In the way life works out, after other stops, they both, by chance, recently moved to the same small pocket of Bucks County. Big new forever homes with vaulted ceilings, playrooms for the kids, sprawling backyards, and carpeted basements roomy enough to fit a decent-sized nightclub or a small church.

It's an age-old story. City kids growing up and moving to the burbs - to the country. But that doesn't make it any less weird when it's the people you love.

I still live in the city. We met at Mike's. Jackie and I brought cannoli from Isgro.

The high school rugby team Jay and I played for once traveled to the town where they now live to play an away game.

"We thought they were hillbillies," Jay said, laughing. "Now we live among them."

They've both been out there about eight months. Jay lives 10 minutes away from Mike, but where he is, it's a lot more rural.

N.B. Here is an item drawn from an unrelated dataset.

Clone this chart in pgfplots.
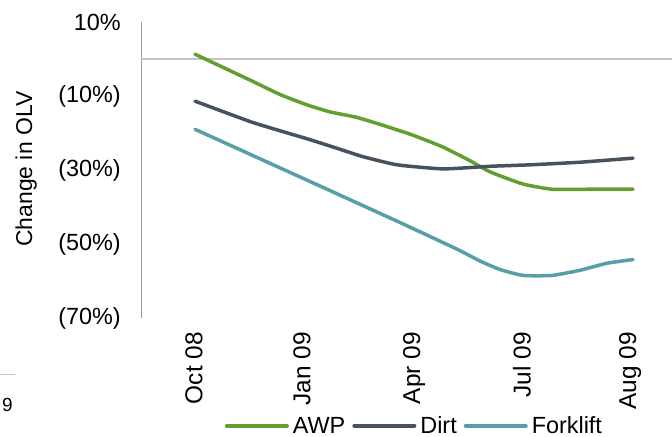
\documentclass[border=0pt]{standalone}
\usepackage{fontspec}
\setmainfont{Liberation Sans}
\usepackage{pgfplots}
\pgfplotsset{compat=1.18}

\definecolor{awp}{RGB}{99,158,48}
\definecolor{dirt}{RGB}{70,83,95}
\definecolor{fork}{RGB}{88,158,166}
\definecolor{axisblue}{RGB}{143,160,176}
\definecolor{zerogray}{RGB}{192,196,200}

\begin{document}
\begin{tikzpicture}[x=1bp,y=1bp]
\path[use as bounding box] (0,0) rectangle (672,437);
% stray bits at the left edge
\draw[zerogray, line width=1bp] (0,62) -- (15,62);
\node[anchor=west, inner sep=0pt, font=\fontsize{19}{22}\selectfont] at (2,32) {9};
\begin{axis}[
  at={(141bp,119bp)}, anchor=south west,
  scale only axis, width=531bp, height=296bp,
  xmin=141, xmax=672, ymin=-70, ymax=10,
  clip=false,
  axis x line*=bottom, x axis line style={draw=none},
  axis y line*=left, y axis line style={draw=axisblue, line width=1bp, -},
  major tick length=0pt,
  xtick={194,302,414,522,630},
  xticklabels={Oct 08, Jan 09, Apr 09, Jul 09, Aug 09},
  xticklabel style={rotate=90, anchor=east, inner sep=0pt, xshift=-14bp,
    font=\fontsize{24.5}{28}\selectfont},
  ytick={-70,-50,-30,-10,10},
  yticklabels={(70\%),(50\%),(30\%),(10\%),10\%},
  yticklabel style={anchor=east, inner sep=0pt, xshift=-20bp,
    font=\fontsize{23.5}{27}\selectfont},
  ylabel={Change in OLV},
  ylabel style={at={(axis description cs:-0.216,0.503)}, anchor=center,
    inner sep=0pt, font=\fontsize{23}{27}\selectfont},
  legend style={at={(0.514,-0.364)}, anchor=center, draw=none, fill=none,
    legend columns=-1, font=\fontsize{23.5}{27}\selectfont,
    nodes={inner sep=1bp},
    /tikz/every odd column/.append style={column sep=3bp},
    /tikz/every even column/.append style={column sep=6bp}},
  legend image code/.code={\draw[#1, line width=4bp] (0bp,0bp) -- (60bp,0bp);},
  every axis plot/.append style={line width=3.5bp, line join=round, line cap=round},
]
% zero reference line
\addplot[zerogray, line width=1.2bp, forget plot] coordinates {(141,0) (672,0)};

\addplot[awp, smooth, tension=0.3] coordinates {
  (195,1.3) (250,-5.7) (280,-9.6) (307,-12.4) (330,-14.3) (357,-15.8)
  (385,-18.1) (413,-20.6) (443,-23.8) (470,-27.5) (490,-30.5) (523,-33.8)
  (552,-35.2) (590,-35.2) (633,-35.2)
};
\addlegendentry{AWP}

\addplot[dirt, smooth, tension=0.3] coordinates {
  (195,-11.4) (250,-16.9) (280,-19.4) (310,-21.8) (340,-24.4) (363,-26.4)
  (397,-28.6) (443,-29.7) (490,-29.0) (530,-28.6) (580,-27.9) (633,-26.8)
};
\addlegendentry{Dirt}

\addplot[fork, smooth, tension=0.3] coordinates {
  (195,-19.0) (270,-28.2) (340,-36.8) (400,-44.2) (457,-51.4) (480,-54.6)
  (500,-56.9) (523,-58.5) (552,-58.5) (580,-57.1) (607,-55.2) (633,-54.2)
};
\addlegendentry{Forklift}
\end{axis}
\end{tikzpicture}
\end{document}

"I live where the farms are," he said. "Everything out here is a farm."

The other day, he saw a sign for a "Meat Farm." He had to check it out. It turned out to be a butcher shop in a farmhouse.

Jay and his wife lived in Fairmount for seven years. It was tough to leave. But he's taking to it.

The schools are some of the best in the state. And there are lots of kids - and lots of things for kids to do. Life is just a little easier than in the city.

Mike is a talker. There are no stoops where he lives. And maybe it's his accent, but sometimes it feels as if people don't get where he's coming from.

He's trying to join a softball team. Get outside and meet people.

His neighbors have been great. His wife's happy. And Brooklyn is no longer Brooklyn, anyway. He wants to make it work here.

Outside the dining room window, there were tracks in the snow.

"I think I saw a caribou out there the other day," Mike said. "It had the horns and everything. I said, 'Where the heck did this come from?' "

We sat there laughing and drinking, and time presented itself in the way it does. Not in the large moments - the weddings, births, reunions - but in the small moments. In three friends sitting around a table in a place they'd never dreamed they'd be, talking about caribou tracks.

And it hit me that I'd probably be sitting around this same table 20 years from now. And I'd be happy for it.

Soon, the oven timer rang. The ziti was ready. It was left over from a catered family party Mike had at the house. "Don't worry," Mike said. "It's good." He had found an Italian restaurant nearby that orders its ingredients from Brooklyn.